Y, si no nos refrenamos, nos convertiremos en tierra y polvo siguiendo nuestras inclinaciones, y eso nos llevará a convertirnos en hombre terrenos, ambiciosos, sensuales y vanos. Por lo cual nos tenemos que humillar grandemente, y temblar de nuestra flaqueza y mutabilidad y del peligro en que vivimos.
2o. Que de tantos y tan graves daños nos podremos librar con la divina gracia, acordándonos que así como nosotros y como todas las cosas terrenas que amamos, se han de acabar y convertir en polvo.
Y con este espíritu, cuando veamos un hombre rico y poderoso, cuyas riquezas y grandezas nos llevaran los ojos tras sí, para que no nos derribe la avaricia y ambición, debemos recordar que es polvo, y que él y su oro y plata en polvo se han de convertir.
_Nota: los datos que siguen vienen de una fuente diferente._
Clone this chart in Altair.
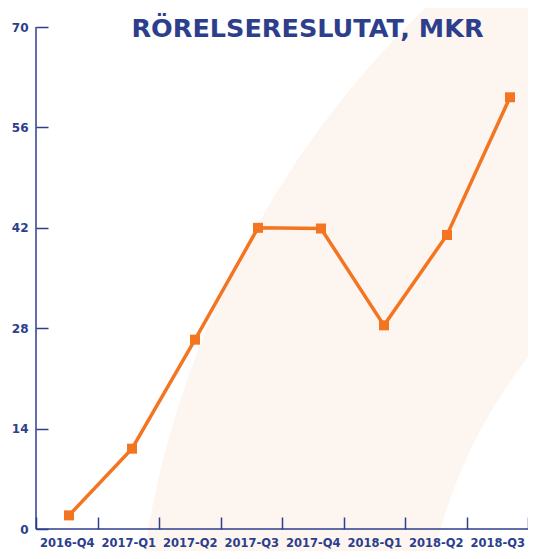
import altair as alt
import pandas as pd

# ---- data ----
quarters = ["2016-Q4", "2017-Q1", "2017-Q2", "2017-Q3",
            "2017-Q4", "2018-Q1", "2018-Q2", "2018-Q3"]
values = [1.9, 11.2, 26.4, 42.0, 41.9, 28.4, 41.0, 60.2]
y_ticks = [0, 14, 28, 42, 56, 70]
title_text = ["RÖRELSERESLUTAT, MKR"]

# ---- style ----
BLUE = "#2c3e8c"
ORANGE = "#f47521"
PEACH = "#fdf5ef"
FONT = "DejaVu Sans"
W, H = 492, 502

df = pd.DataFrame({"quarter": quarters,
                   "idx": list(range(len(quarters))),
                   "value": values})
one = pd.DataFrame({"k": [0]})

# decorative background crescent (outer peach disk, inner white disk)
outer = alt.Chart(one).mark_arc(color=PEACH, theta=0, theta2=6.2832, radius=955).encode(
    x=alt.value(1052.7), y=alt.value(667.9))
inner = alt.Chart(one).mark_arc(color="white", theta=0, theta2=6.2832, radius=503).encode(
    x=alt.value(888.6), y=alt.value(639.4))

# category axis (band scale, ticks at band edges, inward via offset)
axis_layer = alt.Chart(df).mark_tick(opacity=0).encode(
    x=alt.X("quarter:N", sort=quarters,
            scale=alt.Scale(type="band", paddingInner=0, paddingOuter=0, align=0),
            axis=alt.Axis(orient="bottom", offset=-12, tickSize=12, tickBand="extent",
                          domain=False, grid=False, labelAngle=0, labelPadding=8,
                          labelFont=FONT, labelFontSize=11.5, labelFontWeight="bold",
                          labelColor=BLUE, tickColor=BLUE, tickWidth=1.5, title=None,
                          zindex=2))
)

line = alt.Chart(df).mark_line(
    color=ORANGE, strokeWidth=3.5,
    point=alt.OverlayMarkDef(shape="square", size=100, filled=True, color=ORANGE, opacity=1)
).encode(
    x=alt.X("idx:Q", scale=alt.Scale(domain=[-0.524, 7.286], nice=False, zero=False), axis=None),
    y=alt.Y("value:Q", scale=alt.Scale(domain=[0, 70], nice=False),
            axis=alt.Axis(values=y_ticks, offset=-12, tickSize=12, domain=False, grid=False,
                          labelPadding=8, labelFont=FONT, labelFontSize=12,
                          labelFontWeight="bold", labelColor=BLUE, tickColor=BLUE,
                          tickWidth=1.5, title=None, zindex=2)),
)

yline = alt.Chart(one).mark_rule(color=BLUE, strokeWidth=1.5).encode(
    x=alt.value(0), y=alt.value(0), y2=alt.value(H))
xline = alt.Chart(one).mark_rule(color=BLUE, strokeWidth=1.5).encode(
    x=alt.value(0), x2=alt.value(W), y=alt.value(H))

title = alt.Chart(pd.DataFrame({"t": title_text})).mark_text(
    font=FONT, fontSize=25.5, fontWeight="bold", color=BLUE,
    align="center", baseline="alphabetic"
).encode(text="t:N", x=alt.value(271.5), y=alt.value(10))

chart = alt.layer(outer, inner, axis_layer, line, yline, xline, title).resolve_scale(
    x="independent"
).properties(
    width=W, height=H,
    padding={"left": 28, "top": 19, "right": 0, "bottom": 22},
    autosize=alt.AutoSizeParams(type="none"),
    background="white",
).configure_view(stroke=None)

chart.save("out.html", embed_options={"renderer": "svg", "actions": False})
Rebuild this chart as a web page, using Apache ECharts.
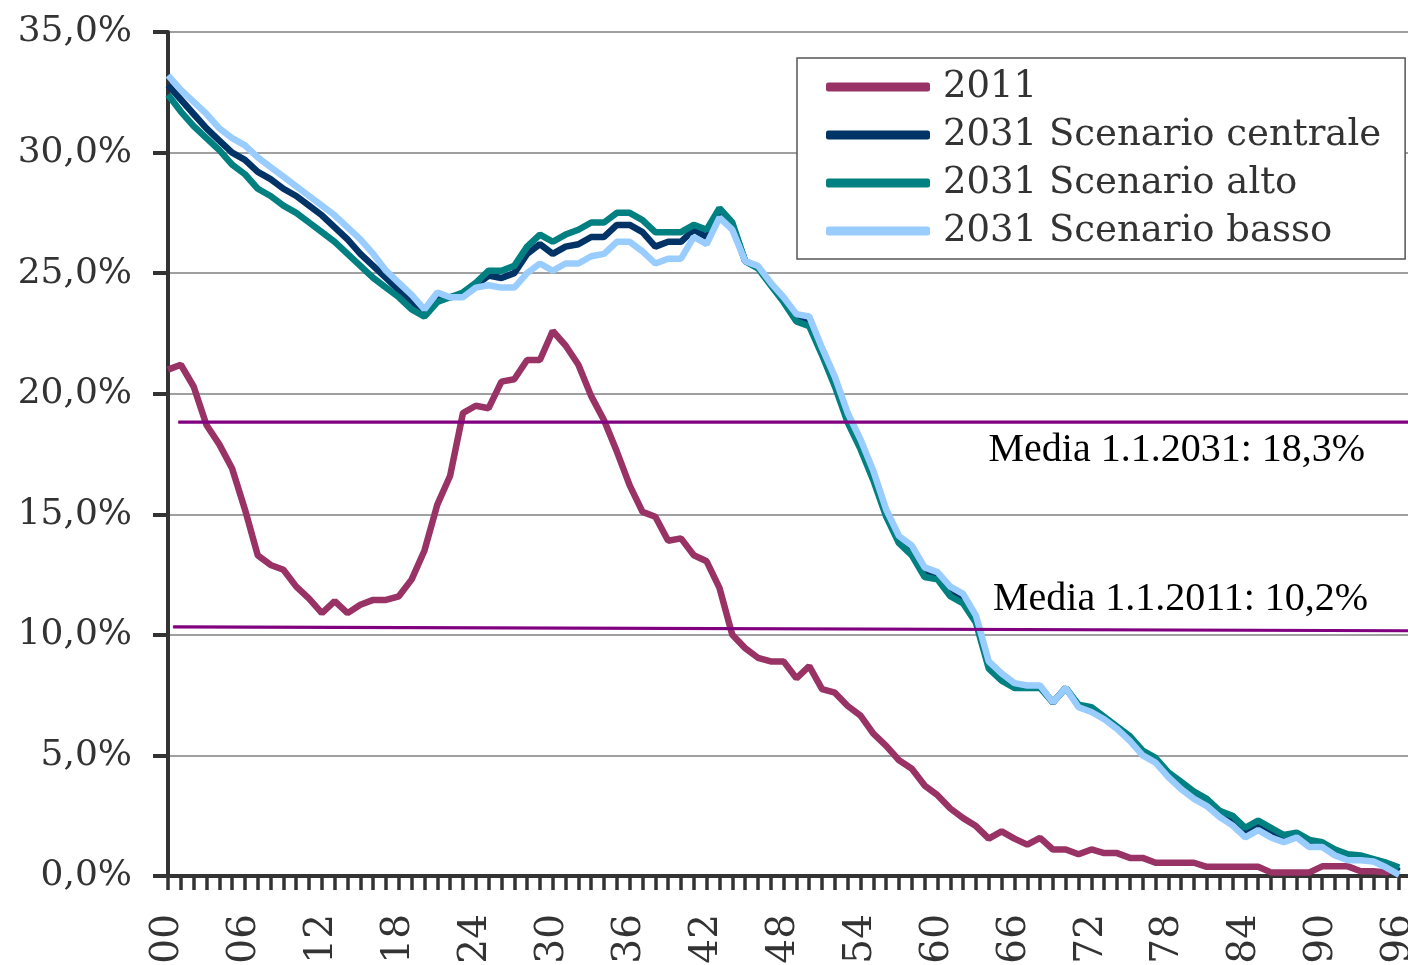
<!DOCTYPE html>
<html>
<head>
<meta charset="utf-8">
<script src="https://cdn.jsdelivr.net/npm/echarts@6/dist/echarts.min.js"></script>
<style>
  html, body { margin: 0; padding: 0; background: #fff; }
  #chart { width: 1408px; height: 965px; }
</style>
</head>
<body>
<div id="chart"></div>
<script>
// share of population by single age 00..96 (%)
const pop2011 = [
  21.0, 21.2, 20.3, 18.7, 17.9, 16.9, 15.2, 13.3, 12.9, 12.7,
  12.0, 11.5, 10.9, 11.4, 10.9, 11.25, 11.45, 11.45, 11.6, 12.3,
  13.5, 15.4, 16.6, 19.2, 19.5, 19.4, 20.5, 20.6, 21.4, 21.4,
  22.6, 22.0, 21.2, 19.9, 18.9, 17.6, 16.2, 15.1, 14.9, 13.9,
  14.0, 13.3, 13.05, 11.95, 10.0, 9.45, 9.05, 8.9, 8.9, 8.2,
  8.7, 7.75, 7.6, 7.05, 6.65, 5.9, 5.4, 4.8, 4.45, 3.75,
  3.35, 2.8, 2.4, 2.07, 1.55, 1.85, 1.55, 1.3, 1.58, 1.1,
  1.1, 0.9, 1.1, 0.95, 0.95, 0.75, 0.75, 0.55, 0.55, 0.55,
  0.55, 0.38, 0.38, 0.38, 0.38, 0.38, 0.15, 0.15, 0.15, 0.15,
  0.4, 0.4, 0.4, 0.2, 0.2, 0.15, 0.38
]
const central2031 = [
  32.8, 32.2, 31.6, 31.0, 30.5, 30.0, 29.7, 29.2, 28.9, 28.5,
  28.2, 27.8, 27.4, 26.9, 26.4, 25.8, 25.3, 24.8, 24.3, 23.8,
  23.3, 24.0, 24.0, 24.1, 24.5, 24.9, 24.8, 25.0, 25.8, 26.2,
  25.8, 26.1, 26.2, 26.5, 26.5, 27.0, 27.0, 26.7, 26.1, 26.3,
  26.3, 26.8, 26.5, 27.5, 27.0, 25.5, 25.25, 24.55, 23.9, 23.15,
  23.0, 21.75, 20.5, 19.0, 17.9, 16.6, 15.05, 13.95, 13.5, 12.6,
  12.45, 11.8, 11.5, 10.65, 8.75, 8.25, 7.9, 7.85, 7.85, 7.2,
  7.8, 7.05, 6.9, 6.55, 6.15, 5.7, 5.1, 4.8, 4.2, 3.75,
  3.35, 3.05, 2.6, 2.3, 1.8, 2.1, 1.8, 1.55, 1.7, 1.35,
  1.3, 0.95, 0.8, 0.75, 0.65, 0.45, 0.2
]
const alto2031 = [
  32.4, 31.7, 31.1, 30.6, 30.1, 29.5, 29.1, 28.5, 28.2, 27.8,
  27.5, 27.1, 26.7, 26.3, 25.8, 25.3, 24.8, 24.4, 24.0, 23.5,
  23.2, 23.8, 24.0, 24.2, 24.6, 25.1, 25.1, 25.3, 26.1, 26.6,
  26.3, 26.6, 26.8, 27.1, 27.1, 27.5, 27.5, 27.2, 26.7, 26.7,
  26.7, 27.0, 26.8, 27.7, 27.1, 25.5, 25.2, 24.5, 23.8, 23.0,
  22.8, 21.6, 20.3, 18.8, 17.7, 16.4, 14.9, 13.8, 13.3, 12.4,
  12.3, 11.6, 11.3, 10.5, 8.6, 8.1, 7.8, 7.8, 7.8, 7.2,
  7.8, 7.1, 7.0, 6.6, 6.2, 5.8, 5.2, 4.9, 4.3, 3.9,
  3.5, 3.2, 2.7, 2.5, 2.0, 2.3, 2.0, 1.7, 1.8, 1.5,
  1.4, 1.1, 0.9, 0.85, 0.7, 0.55, 0.35
]
const basso2031 = [
  33.2, 32.6, 32.1, 31.6, 31.0, 30.6, 30.3, 29.8, 29.4, 29.0,
  28.6, 28.2, 27.8, 27.4, 26.9, 26.4, 25.8, 25.1, 24.6, 24.1,
  23.5, 24.2, 24.0, 24.0, 24.4, 24.5, 24.4, 24.4, 25.0, 25.4,
  25.1, 25.4, 25.4, 25.7, 25.8, 26.3, 26.3, 25.9, 25.4, 25.6,
  25.6, 26.5, 26.2, 27.3, 26.8, 25.5, 25.3, 24.6, 24.0, 23.3,
  23.2, 21.9, 20.7, 19.2, 18.1, 16.8, 15.2, 14.1, 13.7, 12.8,
  12.6, 12.0, 11.7, 10.8, 8.9, 8.4, 8.0, 7.9, 7.9, 7.2,
  7.8, 7.0, 6.8, 6.5, 6.1, 5.6, 5.0, 4.7, 4.1, 3.6,
  3.2, 2.9, 2.45, 2.1, 1.6, 1.9, 1.6, 1.4, 1.6, 1.2,
  1.2, 0.85, 0.65, 0.65, 0.6, 0.35, 0.05
]
// age categories 00..97 (97 is just past the cropped right edge)
const ages = Array.from({ length: 98 }, (_, i) => String(i).padStart(2, '0'))
const labelStep = 6

// reference lines: [age, value] end points
const media2031 = [[0.8, 18.82], [96.7, 18.82]]
const media2011 = [[0.4, 10.33], [96.7, 10.17]]
const media2031Label = 'Media 1.1.2031: 18,3%'
const media2011Label = 'Media 1.1.2011: 10,2%'

const chart = echarts.init(document.getElementById('chart'))

const serif = 'DejaVu Serif'
const lineSeries = (name, data, color) => ({
  name,
  type: 'line',
  symbol: 'none',
  data,
  lineStyle: { color, width: 6.5 },
  itemStyle: { color },
  z: 3,
})

const mediaSeries = (name, pts, label, labelPos, offset) => ({
  name,
  type: 'line',
  xAxisIndex: 1,
  symbol: 'circle',
  symbolSize: 1,
  showSymbol: true,
  silent: true,
  clip: false,
  lineStyle: { color: '#800080', width: 3.2 },
  itemStyle: { color: '#800080' },
  z: 5,
  data: [
    pts[0],
    {
      value: pts[1],
      label: {
        show: true,
        formatter: label,
        position: labelPos,
        align: 'right',
        offset,
        fontFamily: 'Liberation Serif',
        fontSize: 40,
        color: '#000',
      },
    },
  ],
})

const option = {
  animation: false,
  backgroundColor: '#fff',
  grid: {
    left: 168,
    right: -4,
    top: 32,
    bottom: 89,
    containLabel: false,
    outerBoundsMode: 'none',
  },
  legend: {
    orient: 'vertical',
    left: 797,
    top: 58,
    padding: [9, 24, 8, 29],
    itemGap: 8,
    itemWidth: 104,
    itemHeight: 9,
    borderColor: '#555',
    borderWidth: 1.5,
    backgroundColor: '#fff',
    data: [
      { name: '2011', icon: 'roundRect' },
      { name: '2031 Scenario centrale', icon: 'roundRect' },
      { name: '2031 Scenario alto', icon: 'roundRect' },
      { name: '2031 Scenario basso', icon: 'roundRect' },
    ],
    textStyle: {
      fontFamily: serif,
      fontSize: 37,
      lineHeight: 40,
      color: '#333',
      padding: [0, 0, 0, 8],
    },
  },
  xAxis: [
    {
      type: 'category',
      data: ages,
      boundaryGap: false,
      splitLine: { show: false },
      axisLine: { lineStyle: { color: '#333', width: 4 } },
      axisTick: { interval: 0, length: 14, lineStyle: { color: '#333', width: 3.5 } },
      axisLabel: {
        interval: (idx) => idx % labelStep === 0,
        rotate: 90,
        margin: 38,
        fontFamily: serif,
        fontSize: 39,
        color: '#333',
      },
    },
    {
      type: 'value',
      min: 0,
      max: ages.length - 1,
      show: false,
    },
  ],
  yAxis: {
    type: 'value',
    min: 0,
    max: 35,
    interval: 5,
    axisLine: { show: true, lineStyle: { color: '#333', width: 4 } },
    axisTick: { show: true, length: 15, lineStyle: { color: '#333', width: 4 } },
    splitLine: { lineStyle: { color: '#808080', width: 1.5 } },
    axisLabel: {
      margin: 36,
      fontFamily: serif,
      fontSize: 36,
      color: '#333',
      formatter: (v) => v.toFixed(1).replace('.', ',') + '%',
    },
  },
  series: [
    lineSeries('2011', pop2011, '#993366'),
    lineSeries('2031 Scenario centrale', central2031, '#003366'),
    lineSeries('2031 Scenario alto', alto2031, '#008080'),
    lineSeries('2031 Scenario basso', basso2031, '#99CCFF'),
    mediaSeries('media2031', media2031, media2031Label, 'bottom', [-43, 3]),
    mediaSeries('media2011', media2011, media2011Label, 'top', [-40, -6]),
  ],
}

chart.setOption(option)
</script>
</body>
</html>
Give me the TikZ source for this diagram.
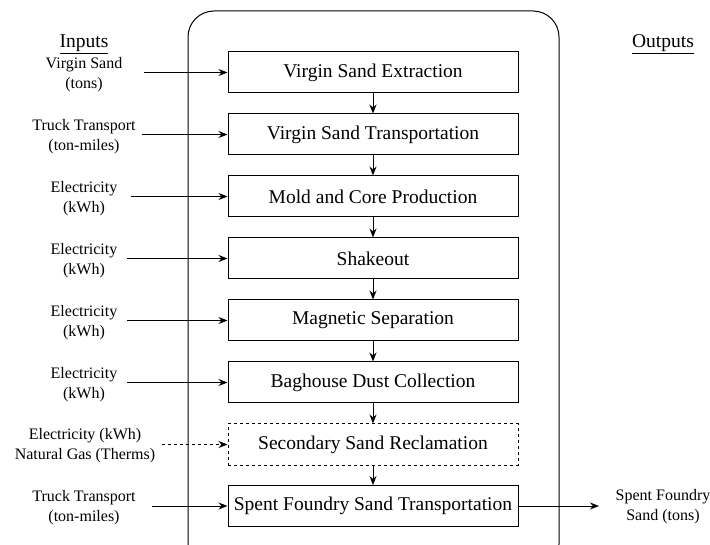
\documentclass[tikz,border=0pt]{standalone}
\usepackage{fontspec}
\setmainfont{Liberation Serif}
\usetikzlibrary{arrows.meta}
\tikzset{
  procbox/.style={draw, line width=1pt, minimum width=290pt, minimum height=41pt, inner sep=0pt, font=\fontsize{19.5}{22}\selectfont},
  lbl/.style={align=center, inner sep=0pt, font=\fontsize{16}{20}\selectfont},
  head/.style={inner sep=0pt, font=\fontsize{19.5}{22}\selectfont},
  arr/.style={line width=1pt, -{Stealth[length=9pt,width=7pt]}},
}
\begin{document}
\begin{tikzpicture}[x=1pt,y=-1pt]
\useasboundingbox (0,0) rectangle (710,545);
\begin{scope}
\clip (0,0) rectangle (710,545);
\draw[line width=1pt, rounded corners=26pt] (188,11) rectangle (559,570);
\end{scope}
\node[head] (hin) at (84,44) {\underline{Inputs}};
\node[head] (hout) at (663,44) {\underline{Outputs}};

\node[procbox] (b1) at (373,72.5) {Virgin Sand Extraction};
\node[procbox] (b2) at (373,134.5) {Virgin Sand Transportation};
\node[procbox] (b3) at (373,196.5) {Mold and Core Production};
\node[procbox] (b4) at (373,258.5) {Shakeout};
\node[procbox] (b5) at (373,320.5) {Magnetic Separation};
\node[procbox] (b6) at (373,382.5) {Baghouse Dust Collection};
\node[procbox, dash pattern=on 3pt off 3pt] (b7) at (373,444.5) {Secondary Sand Reclamation};
\node[procbox] (b8) at (373,506) {Spent Foundry Sand Transportation};

\foreach \a/\b in {b1/b2,b2/b3,b3/b4,b4/b5,b5/b6,b6/b7,b7/b8}
  \draw[arr] (\a.south) -- (\b.north);

\node[lbl] (i1) at (84,75) {Virgin Sand\\(tons)};
\node[lbl] (i2) at (84,137) {Truck Transport\\(ton-miles)};
\node[lbl] (i3) at (84,199) {Electricity\\(kWh)};
\node[lbl] (i4) at (84,261) {Electricity\\(kWh)};
\node[lbl] (i5) at (84,323) {Electricity\\(kWh)};
\node[lbl] (i6) at (84,385) {Electricity\\(kWh)};
\node[lbl] (i7) at (85,446) {Electricity (kWh)\\Natural Gas (Therms)};
\node[lbl] (i8) at (84,508) {Truck Transport\\(ton-miles)};
\node[lbl] (o1) at (663,507) {Spent Foundry\\Sand (tons)};

\coordinate (s1) at (144,72.5);
\coordinate (s2) at (142,134.5);
\coordinate (s3) at (131,196.5);
\coordinate (s4) at (127,258.5);
\coordinate (s5) at (127,320.5);
\coordinate (s6) at (127,382.5);
\coordinate (s7) at (162,444.5);
\coordinate (s8) at (152,506);
\coordinate (e8) at (599,506);

\foreach \i in {1,2,3,4,5,6,8}
  \draw[arr] (s\i) -- (b\i.west);
\draw[arr, dash pattern=on 3pt off 3pt] (s7) -- (b7.west);
\draw[arr] (b8.east) -- (e8);
\end{tikzpicture}
\end{document}
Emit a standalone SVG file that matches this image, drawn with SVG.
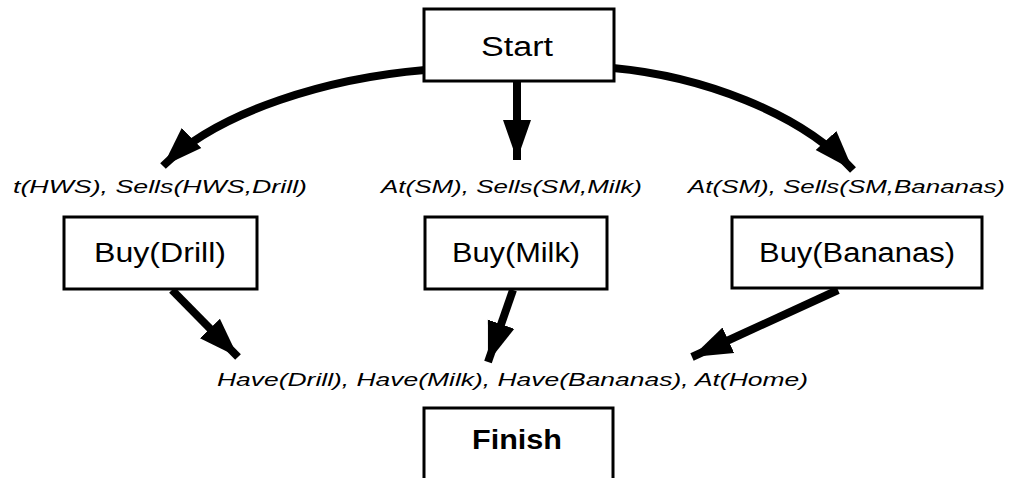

Si vemos alguna persona hermosa, para que no nos tiente y venza la lujuria, también debemos recordar que ella y su hermosura es polvo, porque en esto ha de parar.
Con este mismo espíritu, aplicaremos estas palabras a todas las cosas de la tierra, diciéndonos a nosotros mismos: Acuérdate que esto que ves y codicias es polvo y se ha de convertir en polvo; y, si los amamos desordenadamente, seremos polvo y tierra como ello.
Por último. Amemos, por tanto, solamente a Dios y los bienes celestiales, para que, en virtud de su gracia, se nos pueda decir: Cielos somos y en cielo nos convertiremos, transformándonos con el amor en el cielo que amamos.